■ **Supplied data**
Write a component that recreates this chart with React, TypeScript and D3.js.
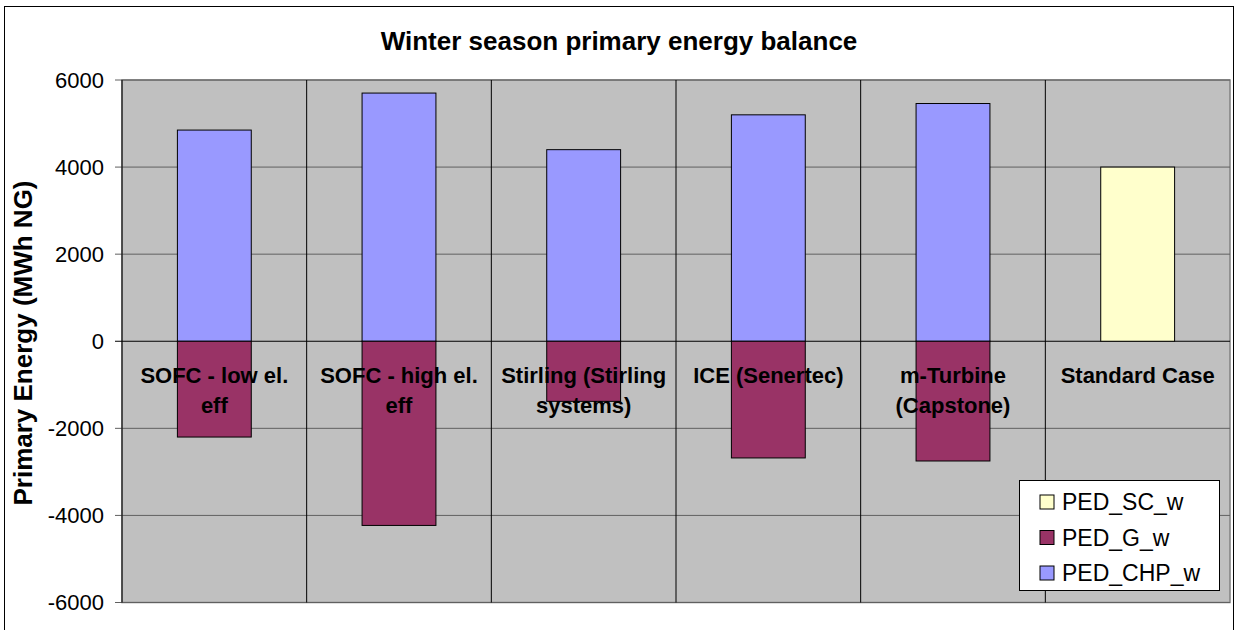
import React from "react";
import * as d3 from "d3";

const categories = [
  "SOFC - low el. eff",
  "SOFC - high el. eff",
  "Stirling (Stirling systems)",
  "ICE (Senertec)",
  "m-Turbine (Capstone)",
  "Standard Case",
];
const pedCHP = [4850, 5700, 4400, 5200, 5460, 0];
const pedG = [-2200, -4230, -1380, -2680, -2750, 0];
const pedSC = [0, 0, 0, 0, 0, 4000];
const yTicks = [-6000, -4000, -2000, 0, 2000, 4000, 6000];
const legendItems = [
  { name: "PED_SC_w", color: "#FFFFCC" },
  { name: "PED_G_w", color: "#993366" },
  { name: "PED_CHP_w", color: "#9999FF" },
];

const FONT = "'Liberation Sans', Arial, sans-serif";
const W = 1238;
const H = 630;
const plot = { left: 122, right: 1230, top: 80, bottom: 602.5 };

function wrap(text: string, maxW: number, font: string): string[] {
  const c = document.createElement("canvas").getContext("2d")!;
  c.font = font;
  const words = text.split(" ");
  const lines: string[] = [];
  let cur = "";
  for (const w of words) {
    const t = cur ? cur + " " + w : w;
    if (cur && c.measureText(t).width > maxW) {
      lines.push(cur);
      cur = w;
    } else cur = t;
  }
  if (cur) lines.push(cur);
  return lines;
}

export default function App() {
  const x = d3.scaleBand<string>().domain(categories).range([plot.left, plot.right]).padding(0);
  const y = d3.scaleLinear().domain([-6000, 6000]).range([plot.bottom, plot.top]);
  const bw = x.bandwidth() * 0.4;

  const bars: { x: number; y0: number; y1: number; color: string }[] = [];
  categories.forEach((c, i) => {
    const cx = (x(c) as number) + x.bandwidth() / 2;
    if (pedCHP[i] !== 0) bars.push({ x: cx - bw / 2, y0: 0, y1: pedCHP[i], color: "#9999FF" });
    if (pedG[i] !== 0) bars.push({ x: cx - bw / 2, y0: 0, y1: pedG[i], color: "#993366" });
    if (pedSC[i] !== 0) bars.push({ x: cx - bw / 2, y0: 0, y1: pedSC[i], color: "#FFFFCC" });
  });

  const catFont = `bold 22px ${FONT}`;

  return (
    <svg width={W} height={H} style={{ position: "absolute", left: 0, top: 0, background: "#fff" }} fontFamily={FONT}>
      <rect x={4.5} y={6.5} width={1229} height={640} fill="#fff" stroke="#000" strokeWidth={1} />
      <text x={619} y={50} textAnchor="middle" fontSize={26} fontWeight="bold">
        Winter season primary energy balance
      </text>
      <rect x={plot.left} y={plot.top} width={plot.right - plot.left} height={plot.bottom - plot.top} fill="#C0C0C0" stroke="#808080" strokeWidth={1.5} />
      {yTicks.map((t) => (
        <line key={"g" + t} x1={plot.left - 7} x2={plot.right} y1={y(t)} y2={y(t)} stroke={t === 0 ? "#000" : "#606060"} strokeWidth={1} />
      ))}
      {categories.slice(1).map((c) => (
        <line key={"v" + c} x1={x(c) as number} x2={x(c) as number} y1={plot.top} y2={plot.bottom} stroke="#000" strokeWidth={1} />
      ))}
      <line x1={plot.left} x2={plot.left} y1={plot.top} y2={plot.bottom} stroke="#000" strokeWidth={1} />
      {bars.map((b, i) => (
        <rect
          key={i}
          x={b.x}
          y={y(Math.max(b.y0, b.y1))}
          width={bw}
          height={Math.abs(y(b.y1) - y(b.y0))}
          fill={b.color}
          stroke="#000"
          strokeWidth={1}
        />
      ))}
      {yTicks.map((t) => (
        <text key={"t" + t} x={104} y={y(t)} dy="0.36em" textAnchor="end" fontSize={22}>
          {t}
        </text>
      ))}
      {categories.map((c) => {
        const lines = wrap(c, 168, catFont);
        const cx = (x(c) as number) + x.bandwidth() / 2;
        return (
          <text key={"c" + c} x={cx} y={383} textAnchor="middle" fontSize={22} fontWeight="bold">
            {lines.map((l, i) => (
              <tspan key={i} x={cx} y={383 + i * 30}>
                {l}
              </tspan>
            ))}
          </text>
        );
      })}
      <text transform={`translate(32, 343) rotate(-90)`} textAnchor="middle" fontSize={26} fontWeight="bold">
        Primary Energy (MWh NG)
      </text>
      <rect x={1019.5} y={480.5} width={200} height={110} fill="#fff" stroke="#000" strokeWidth={1} />
      {legendItems.map((it, i) => {
        const cy = 502 + i * 35.5;
        return (
          <g key={it.name}>
            <rect x={1040} y={cy - 7} width={14} height={14} fill={it.color} stroke="#000" strokeWidth={1} />
            <text x={1062} y={cy} dy="0.36em" fontSize={23}>
              {it.name}
            </text>
          </g>
        );
      })}
    </svg>
  );
}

■ **Requirement**
Reproduce the material above from its first line through the line containing "80, bottom: 602.5", both ends included, and skip every picture.

■ **Output of the task**
Write a component that recreates this chart with React, TypeScript and D3.js.
import React from "react";
import * as d3 from "d3";

const categories = [
  "SOFC - low el. eff",
  "SOFC - high el. eff",
  "Stirling (Stirling systems)",
  "ICE (Senertec)",
  "m-Turbine (Capstone)",
  "Standard Case",
];
const pedCHP = [4850, 5700, 4400, 5200, 5460, 0];
const pedG = [-2200, -4230, -1380, -2680, -2750, 0];
const pedSC = [0, 0, 0, 0, 0, 4000];
const yTicks = [-6000, -4000, -2000, 0, 2000, 4000, 6000];
const legendItems = [
  { name: "PED_SC_w", color: "#FFFFCC" },
  { name: "PED_G_w", color: "#993366" },
  { name: "PED_CHP_w", color: "#9999FF" },
];

const FONT = "'Liberation Sans', Arial, sans-serif";
const W = 1238;
const H = 630;
const plot = { left: 122, right: 1230, top: 80, bottom: 602.5 };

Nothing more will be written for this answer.